Small businesses and a religious group are suing Illinois over a law requiring that all health insurance policies sold in the state provide coverage for elective chemical and surgical abortions, with no exemptions, even for churches.
The plaintiffs allege that Illinois Gov. J.B. Pritzker, a Democrat, the Department of Insurance, and its director, Robert Muriel, have failed to protect the plaintiffs’ rights. They ask the court to declare the mandate unlawful and preliminarily enjoin the state from enforcing it.
The Reproductive Health Act repealed the Illinois Abortion Law of 1975, which provided for spousal consent, waiting periods, restrictions on abortion facilities, and criminal penalties for violations.
“Radical partisans have forced employers of faith in Illinois into a terrible choice: either pay for the intentional termination of unborn children, or leave your employees’ families and your own without health insurance,” said Peter Breen, vice president and senior counsel for the Thomas More Society.
The Supreme Court “has repeatedly condemned this sort of government coercion against people of faith, including in the 2014 Burwell v. Hobby Lobby Stores Inc. decision,” he said.
The Hobby Lobby case was a challenge to the federal Patient Protection and Affordable Care Act (ACA), also known as the Obamacare statute. The Christian arts and crafts chain store owners, who say they run their business on biblical principles, believed that the use of contraception was immoral and resisted offering it in their employment-based group health care plans, as required under the Obamacare law. Exemptions were available for religious employers and nonprofit religious institutions, but no exemption applied to Hobby Lobby because it was a for-profit organization.
In a 5–4 decision written by Justice Samuel Alito, the Supreme Court held that the federal Religious Freedom Restoration Act of 1993 gives for-profit companies the ability to deny contraception coverage to employees based on a religious objection.
“Illinois law protects the sincerely held beliefs of our state’s nonprofits and businesses, but our state’s politicians and bureaucrats have sat silent in response to the conscientious objections of people of faith to paying for elective abortions,” Breen said.
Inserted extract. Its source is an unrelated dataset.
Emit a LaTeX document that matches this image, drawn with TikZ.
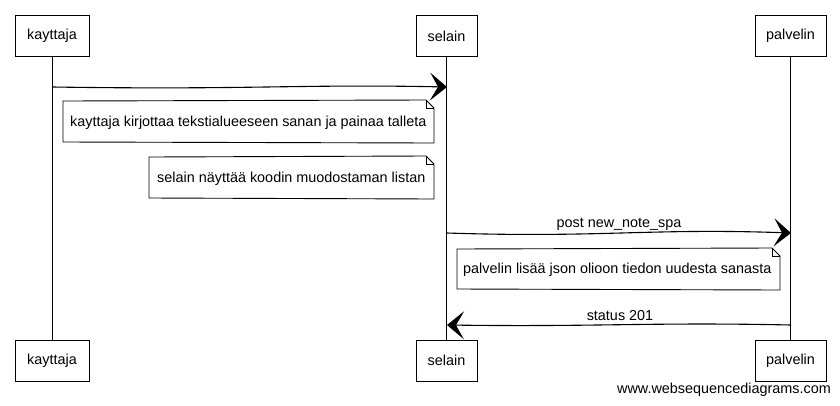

“We have very strong claims,” Breen told The Epoch Times in an interview. “We are hoping to get this mandate thrown out.”
“The Department of Insurance has not taken any steps to give any relief to churches and business owners of faith, so we’ve been forced to go into court to secure those rights for our clients.”
The Illinois Department of Insurance didn’t immediately respond to inquiries by The Epoch Times.